La fin regrettée des échanges informels
Quelle que soit la formation financière, consolidation de comptes, credit management, gestion de trésorerie ou encore fiscalité, les formateurs essaient, autant que possible, de demander aux participants de laisser leurs caméras allumées. La pédagogie basée sur les mises en situation a été poursuivie grâce aux outils Teams ou Zoom qui permettent de fonctionner en sous-groupe. Beaucoup utilisent également Wooclap pour réaliser des sondages en temps réel et rendre les sessions plus interactives. Les participants planchent à distance par équipe avant de revenir en plénière pour le debriefing. Tous les organismes interrogés affirment qu’ils reçoivent un niveau de satisfaction à distance équivalent au niveau du présentiel. Un bémol cependant : la fin des échanges informels, notamment lors des sessions interentreprises qui réunissent des cadres appartenant à des groupes différents. « Il faut bien avoir à l’esprit que les experts de la fonction finance, et particulièrement ceux qui détiennent des postes à haute responsabilité, ont peu de temps durant leur semaine pour échanger avec leurs homologues. Aussi, lors des formations interentreprises, c’était souvent l’occasion unique pour les directeurs financiers d’échanger avec leurs pairs sur les problématiques propres à leurs fonctions. La visio empêche la création de ce lien informel », constate Carine Paugnat.
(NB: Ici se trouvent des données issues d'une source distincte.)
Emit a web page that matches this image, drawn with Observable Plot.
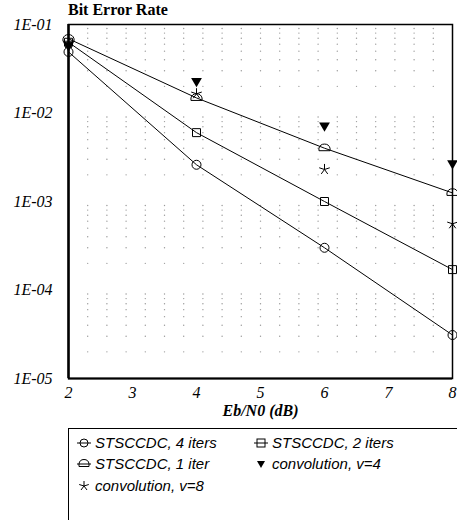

Les formations s’ouvrent en dehors de la capitale
- Il est loin, le temps où un cadre de la fonction finance de province profitait d’une formation pour s’octroyer une escale parisienne. Depuis 15 ans, l’attractivité pour les formations se déroulant à Paris décroît fortement. Un phénomène largement accéléré par la pandémie. Ainsi, depuis 2020, avec le déploiement massif des formations à distance, de plus en plus de cadres hors de la région parisienne assistent aux formations. « Nous observons de nouveaux comportements d’achat des formations. Désormais des cadres basés aux Antilles, en province ou dans d’autres régions francophones assistent à nos formations », abonde Corinne Gotin.
Des tarifs inchangés
A l’avenir, les chargés de formation n’envisagent pas revenir au tout-présentiel, le tout-digital étant désormais entré dans les habitudes des collaborateurs des entreprises. « Je pense que désormais, il est acté que les formations peuvent se faire à distance. A l’instar du télétravail, les formations à distance sont majoritairement entrées dans le quotidien des collaborateurs des entreprises », constate Bruno Bachy. Les tarifs sont en revanche restés les mêmes. « Si nos coûts sont réduits par l’absence de location de salle et de service de restauration, de nouveaux frais sont venus s’ajouter, à l’instar des licences informatiques ou encore des formations dispensées à nos formateurs. Nous avons également dû repenser nos salles en les équipant de systèmes de captation pour le son », explique Corinne Gotin. « Un temps, nous avons essayé de mettre en place des tarifs différenciés, mais c’est une véritable usine à gaz. D’autant que nous proposons désormais des formations hybrides qui permettent au dernier moment à un collaborateur qui s’était inscrit en présentiel de basculer en distanciel », constate Carine Paugnat.
Des catalogues enrichis
Quant au catalogue de formation, il s’est enrichi. Au plus fort de la crise, les entreprises ont été nombreuses à souhaiter former leurs cadres sur les problématiques de cash management. Autres contenus qui ont le vent en poupe : les opérations de LBO, les opérations de croissance externe et le M&A. « Savoir évaluer une entreprise et manager la phase post-acquisition : ces formations sont aujourd’hui très prisées », constate Carine Paugnat. Enfin, les contenus transversaux, tels que le management hybride et le management à distance séduisent les entreprises. Ainsi, pour encadrer leurs équipes à distance, les cadres se forment eux aussi par visio.